Your task:
Pictures stay out of this copy, which runs from the first line of the material through the line containing "power = [35, 48, 69, 97, 132]".
— BEGIN —
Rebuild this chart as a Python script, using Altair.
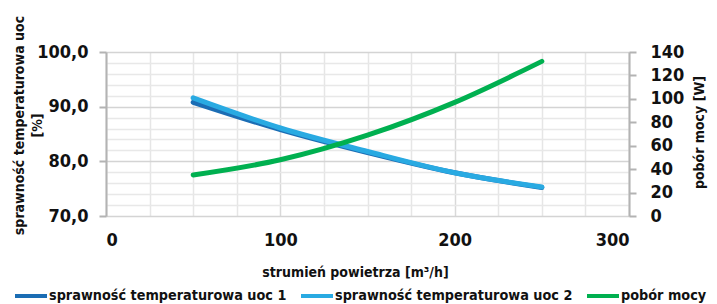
import altair as alt
import pandas as pd

# Data
flow = [50, 100, 150, 200, 250]
uoc1 = [90.8, 85.8, 81.6, 77.9, 75.2]
uoc2 = [91.6, 86.1, 81.8, 77.9, 75.3]
power = [35, 48, 69, 97, 132]

names = ["sprawność temperaturowa uoc 1", "sprawność temperaturowa uoc 2", "pobór mocy"]
colors = ["#1b6db4", "#29aae2", "#00b050"]

x_grid = list(range(0, 301, 25))
y_left_vals = list(range(70, 101, 2))
y_right_vals = list(range(0, 141, 20))

eff_df = pd.DataFrame({
    "x": flow + flow,
    "value": uoc1 + uoc2,
    "series": [names[0]] * len(flow) + [names[1]] * len(flow),
})
pow_df = pd.DataFrame({"x": flow, "value": power, "series": [names[2]] * len(flow)})

FONT = "DejaVu Sans Condensed"

color = alt.Color(
    "series:N",
    scale=alt.Scale(domain=names, range=colors),
    legend=alt.Legend(
        title=None,
        orient="none",
        direction="horizontal",
        legendX=-93,
        legendY=226,
        symbolType="stroke",
        symbolSize=1024,
        symbolStrokeWidth=4,
        labelFont=FONT,
        labelFontSize=14.3,
        labelFontWeight="bold",
        labelColor="#111111",
        labelLimit=400,
        labelOffset=0,
        columnPadding=6,
    ),
)

x_enc = alt.X(
    "x:Q",
    scale=alt.Scale(domain=[0, 300], nice=False),
    axis=alt.Axis(
        values=x_grid,
        labelExpr="datum.value % 100 === 0 ? datum.label : ''",
        title="strumień powietrza [m³/h]",
        titleX=249,
        titleY=56,
        titleBaseline="middle",
        ticks=False,
        domain=False,
        labelPadding=15,
        gridColor={"condition": {"test": "datum.value % 100 === 0", "value": "#d9d9d9"}, "value": "#e6e6e6"},
        gridWidth=1.5,
    ),
)

eff = alt.Chart(eff_df).mark_line(interpolate="monotone", strokeWidth=5, strokeCap="round").encode(
    x=x_enc,
    y=alt.Y(
        "value:Q",
        scale=alt.Scale(domain=[70, 100], nice=False),
        axis=alt.Axis(
            orient="left",
            values=y_left_vals,
            labelExpr="datum.value % 10 === 0 ? replace(format(datum.value, '.1f'), '.', ',') : ''",
            title=["sprawność temperaturowa uoc", "[%]"],
            titleAngle=-90,
            titleX=-94,
            titleY=73,
            titleAlign="center",
            titleBaseline="top",
            titleLineHeight=18,
            tickSize=7,
            tickOpacity={"condition": {"test": "datum.value % 10 === 0", "value": 1}, "value": 0},
            labelPadding=11,
            gridColor={"condition": {"test": "datum.value % 10 === 0", "value": "#d4d4d4"}, "value": "#e8e8e8"},
            gridWidth=1.5,
        ),
    ),
    color=color,
)

pw = alt.Chart(pow_df).mark_line(interpolate="monotone", strokeWidth=5, strokeCap="round").encode(
    x=x_enc,
    y=alt.Y(
        "value:Q",
        scale=alt.Scale(domain=[0, 140], nice=False),
        axis=alt.Axis(
            orient="right",
            values=y_right_vals,
            grid=False,
            title="pobór mocy [W]",
            titleAngle=-90,
            titleX=70,
            titleY=80,
            titleAlign="center",
            titleBaseline="middle",
            tickSize=7,
            labelPadding=14,
        ),
    ),
    color=color,
)

chart = (
    alt.layer(eff, pw)
    .resolve_scale(y="independent")
    .properties(
        width=523,
        height=164,
        autosize=alt.AutoSizeParams(type="none"),
        padding={"left": 98, "top": 44, "right": 80, "bottom": 88},
    )
    .configure_view(stroke=None)
    .configure_axis(
        labelFont=FONT,
        labelFontSize=18,
        labelFontWeight="bold",
        labelColor="#111111",
        titleFont=FONT,
        titleFontSize=14,
        titleFontWeight="bold",
        titleColor="#111111",
        domainColor="#b3b3b3",
        domainWidth=2,
        tickColor="#b3b3b3",
        tickWidth=2,
    )
)

chart.save("out.html", embed_options={"renderer": "svg", "actions": False})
— END —
The solution:
Rebuild this chart as a Python script, using Altair.
import altair as alt
import pandas as pd

# Data
flow = [50, 100, 150, 200, 250]
uoc1 = [90.8, 85.8, 81.6, 77.9, 75.2]
uoc2 = [91.6, 86.1, 81.8, 77.9, 75.3]
power = [35, 48, 69, 97, 132]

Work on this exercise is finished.